Sotto il profilo della responsabilità civile e amministrativa i membri del governo rispondono alla stregua di coloro che sono preposti a pubblici uffici.
Per quel che riguarda la responsabilità penale occorre distinguere fra reati commessi dai membri del governo nell'esercizio delle funzioni e tutti gli altri reati: per i primi è prevista una disciplina diversa da quella ordinaria, per i secondi il ministro è giudicato come ogni altro cittadino.
Questa disciplina speciale prevede:
Le indagini preliminari sono affidate a un collegio composto di tre magistrati; questi sono estratti a sorte ogni due anni fra tutti quelli del distretto competente che hanno anzianità almeno quinquennale di magistrato di tribunale; ove il collegio non disponga l'archiviazione, gli atti sono trasmessi alla camera competente;
L'autorizzazione è deliberata dal Senato;
Il tribunale del capoluogo del distretto territorialmente competente è giudice naturale in primo grado;
L'autorizzazione può essere negata solo ove la camera competente reputi a maggioranza dei componenti che l'inquisito "abbia agito per la tutela di un interesse dello Stato costituzionalmente rilevante ovvero per il perseguimento di un preminente interesse pubblico". Tale valutazione è comunque insindacabile.
Il governo cessa dalle sue funzioni nel momento in cui un nuovo governo giura nelle mani del presidente della Repubblica. Tuttavia, dal momento in cui esso entra in crisi, elementari norme di correttezza costituzionale impongono che si attenga alla c.d. ordinaria amministrazione, ovvero ai c.d. affari correnti.
È prassi che il presidente del Consiglio dimissionario indirizzi ai propri ministri una lettera circolare che specifica ciò che essi possono e debbono fare in pendenza della crisi.
La crisi di governo è conseguenza delle dimissioni di questo e, in particolare, del presidente del Consiglio dei ministri. È prassi che questi convochi il consiglio per annunciare il suo intendimento, ma non è richiesta alcuna deliberazione, le dimissioni essendo un atto individuale ed anzi, nella sostanza, la minaccia di farvi ricorso costituisce uno degli strumenti principali di influenza politica del presidente del Consiglio.
Si usa invece chiamare rimpasto la semplice sostituzione di più ministri senza mutamento del programma e dell'indirizzo di governo né crisi.

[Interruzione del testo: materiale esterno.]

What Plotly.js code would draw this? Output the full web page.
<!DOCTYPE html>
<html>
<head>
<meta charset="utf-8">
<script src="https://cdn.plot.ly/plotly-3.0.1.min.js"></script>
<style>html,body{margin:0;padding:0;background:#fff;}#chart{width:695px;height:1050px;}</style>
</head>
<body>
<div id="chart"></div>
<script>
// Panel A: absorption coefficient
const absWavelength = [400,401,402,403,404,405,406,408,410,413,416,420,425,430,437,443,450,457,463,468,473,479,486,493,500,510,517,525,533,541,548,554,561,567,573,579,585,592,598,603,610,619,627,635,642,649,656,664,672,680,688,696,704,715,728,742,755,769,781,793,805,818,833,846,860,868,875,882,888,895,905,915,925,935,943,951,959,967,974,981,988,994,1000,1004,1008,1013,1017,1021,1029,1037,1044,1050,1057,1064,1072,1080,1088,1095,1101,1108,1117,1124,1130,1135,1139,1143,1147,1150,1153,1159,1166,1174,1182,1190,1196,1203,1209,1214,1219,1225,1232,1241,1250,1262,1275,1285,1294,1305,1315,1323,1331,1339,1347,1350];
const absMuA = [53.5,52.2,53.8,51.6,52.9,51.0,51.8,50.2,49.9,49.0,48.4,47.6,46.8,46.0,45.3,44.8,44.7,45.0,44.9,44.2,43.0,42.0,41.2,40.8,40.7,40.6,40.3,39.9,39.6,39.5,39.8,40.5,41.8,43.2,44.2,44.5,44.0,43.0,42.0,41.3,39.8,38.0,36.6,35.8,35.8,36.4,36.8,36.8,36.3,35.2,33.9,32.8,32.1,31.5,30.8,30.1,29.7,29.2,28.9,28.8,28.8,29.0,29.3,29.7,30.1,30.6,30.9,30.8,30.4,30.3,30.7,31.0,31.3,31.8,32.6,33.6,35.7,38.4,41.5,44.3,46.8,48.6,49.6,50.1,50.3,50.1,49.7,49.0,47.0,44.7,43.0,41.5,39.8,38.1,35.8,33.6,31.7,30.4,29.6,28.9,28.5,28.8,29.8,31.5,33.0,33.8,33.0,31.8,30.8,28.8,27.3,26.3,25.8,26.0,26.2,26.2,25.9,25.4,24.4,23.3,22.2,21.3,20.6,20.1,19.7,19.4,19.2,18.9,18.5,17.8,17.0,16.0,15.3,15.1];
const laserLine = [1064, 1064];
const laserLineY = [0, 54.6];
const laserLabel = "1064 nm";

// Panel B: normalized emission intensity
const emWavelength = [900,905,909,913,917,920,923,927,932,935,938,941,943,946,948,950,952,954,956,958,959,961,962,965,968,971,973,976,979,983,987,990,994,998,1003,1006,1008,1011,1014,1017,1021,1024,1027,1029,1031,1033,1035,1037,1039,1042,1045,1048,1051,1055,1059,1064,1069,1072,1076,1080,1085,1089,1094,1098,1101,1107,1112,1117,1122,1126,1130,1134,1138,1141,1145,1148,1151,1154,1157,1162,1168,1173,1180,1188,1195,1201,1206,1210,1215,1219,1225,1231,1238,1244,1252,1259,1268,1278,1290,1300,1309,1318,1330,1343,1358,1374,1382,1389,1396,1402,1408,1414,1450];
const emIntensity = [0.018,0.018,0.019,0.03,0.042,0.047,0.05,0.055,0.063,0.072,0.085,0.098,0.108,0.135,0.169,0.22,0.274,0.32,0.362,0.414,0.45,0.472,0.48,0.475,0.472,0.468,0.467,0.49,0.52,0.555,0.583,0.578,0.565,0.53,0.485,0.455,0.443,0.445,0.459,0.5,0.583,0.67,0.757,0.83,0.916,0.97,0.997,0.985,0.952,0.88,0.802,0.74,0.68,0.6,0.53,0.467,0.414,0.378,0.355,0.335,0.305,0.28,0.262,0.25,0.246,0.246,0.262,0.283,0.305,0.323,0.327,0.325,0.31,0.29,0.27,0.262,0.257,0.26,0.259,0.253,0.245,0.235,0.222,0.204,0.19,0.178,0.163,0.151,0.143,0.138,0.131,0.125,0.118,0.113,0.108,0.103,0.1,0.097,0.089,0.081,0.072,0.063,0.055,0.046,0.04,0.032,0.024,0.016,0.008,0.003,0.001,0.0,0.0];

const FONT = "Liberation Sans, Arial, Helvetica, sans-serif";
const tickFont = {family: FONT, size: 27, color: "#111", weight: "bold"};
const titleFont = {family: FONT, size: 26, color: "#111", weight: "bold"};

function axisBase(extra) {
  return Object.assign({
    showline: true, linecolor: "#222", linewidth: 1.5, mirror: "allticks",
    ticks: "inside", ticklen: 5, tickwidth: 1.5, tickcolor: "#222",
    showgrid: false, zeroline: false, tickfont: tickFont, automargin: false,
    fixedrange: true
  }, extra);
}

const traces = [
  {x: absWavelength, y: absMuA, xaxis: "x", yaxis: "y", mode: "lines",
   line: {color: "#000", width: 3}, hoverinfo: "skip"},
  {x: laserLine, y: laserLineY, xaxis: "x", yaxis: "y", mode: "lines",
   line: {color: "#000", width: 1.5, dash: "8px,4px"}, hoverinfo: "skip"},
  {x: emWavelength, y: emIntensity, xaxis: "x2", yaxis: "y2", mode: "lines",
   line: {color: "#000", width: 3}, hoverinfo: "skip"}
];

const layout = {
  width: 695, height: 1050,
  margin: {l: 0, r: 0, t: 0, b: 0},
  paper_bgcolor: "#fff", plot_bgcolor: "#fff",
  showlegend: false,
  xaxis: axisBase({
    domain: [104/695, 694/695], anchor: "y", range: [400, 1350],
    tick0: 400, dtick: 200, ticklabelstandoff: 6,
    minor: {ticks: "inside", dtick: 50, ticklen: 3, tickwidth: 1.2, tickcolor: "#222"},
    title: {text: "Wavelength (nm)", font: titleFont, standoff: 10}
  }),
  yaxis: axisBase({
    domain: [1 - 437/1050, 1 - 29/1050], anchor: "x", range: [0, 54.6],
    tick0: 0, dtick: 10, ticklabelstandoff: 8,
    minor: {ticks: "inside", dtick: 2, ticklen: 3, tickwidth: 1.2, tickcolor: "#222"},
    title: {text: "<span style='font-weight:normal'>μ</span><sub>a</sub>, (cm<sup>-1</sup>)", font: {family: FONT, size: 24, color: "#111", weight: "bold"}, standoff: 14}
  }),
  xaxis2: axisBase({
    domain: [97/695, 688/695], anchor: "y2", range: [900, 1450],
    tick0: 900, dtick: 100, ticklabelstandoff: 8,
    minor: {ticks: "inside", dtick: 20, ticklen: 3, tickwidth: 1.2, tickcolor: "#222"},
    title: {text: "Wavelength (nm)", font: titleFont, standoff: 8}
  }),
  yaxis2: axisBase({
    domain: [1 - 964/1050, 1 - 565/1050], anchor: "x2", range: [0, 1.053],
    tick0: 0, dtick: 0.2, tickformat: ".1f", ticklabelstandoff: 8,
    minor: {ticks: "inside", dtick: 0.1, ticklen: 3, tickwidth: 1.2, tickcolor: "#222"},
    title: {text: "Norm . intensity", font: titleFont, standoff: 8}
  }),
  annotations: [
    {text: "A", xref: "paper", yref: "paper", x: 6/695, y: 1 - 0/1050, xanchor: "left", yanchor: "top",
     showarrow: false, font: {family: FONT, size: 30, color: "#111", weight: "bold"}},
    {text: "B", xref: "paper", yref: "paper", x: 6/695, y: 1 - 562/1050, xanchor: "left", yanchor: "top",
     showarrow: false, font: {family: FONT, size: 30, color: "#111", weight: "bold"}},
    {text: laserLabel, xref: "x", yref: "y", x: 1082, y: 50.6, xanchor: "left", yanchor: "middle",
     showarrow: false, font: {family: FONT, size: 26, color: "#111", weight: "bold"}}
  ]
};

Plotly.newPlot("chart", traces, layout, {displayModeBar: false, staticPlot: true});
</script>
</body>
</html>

Solo in caso di approvazione da parte di una delle Camere di una mozione di sfiducia, il governo è obbligato a dimettersi.
In base ai regolamenti parlamentari, potendo il governo porre la questione di fiducia in occasione di una qualsiasi deliberazione parlamentare, il voto contrario equivale in questo caso ad approvazione di una mozione di sfiducia: e dunque determina l'obbligo di dimissioni.
In tutti questi casi il voto avviene con voto palese e appello nominale.
In parte diverso, il caso dei governi che cessano dalle loro funzioni non per dimissioni di natura politica, ma per dimissioni conseguenti all'avvio di una nuova legislatura. I governi in carica hanno sempre presentato le loro dimissioni all'indomani del voto.
Naturalmente, una volta date le dimissioni, anche questi governi sono tenuti ad attenersi all'ordinaria amministrazione.
Quanto ai singoli ministri, la nostra Costituzione non ne prevede la revoca. Il regolamento della Camera e la prassi anche del Senato ammettono la mozione di sfiducia individuale contro un singolo ministro.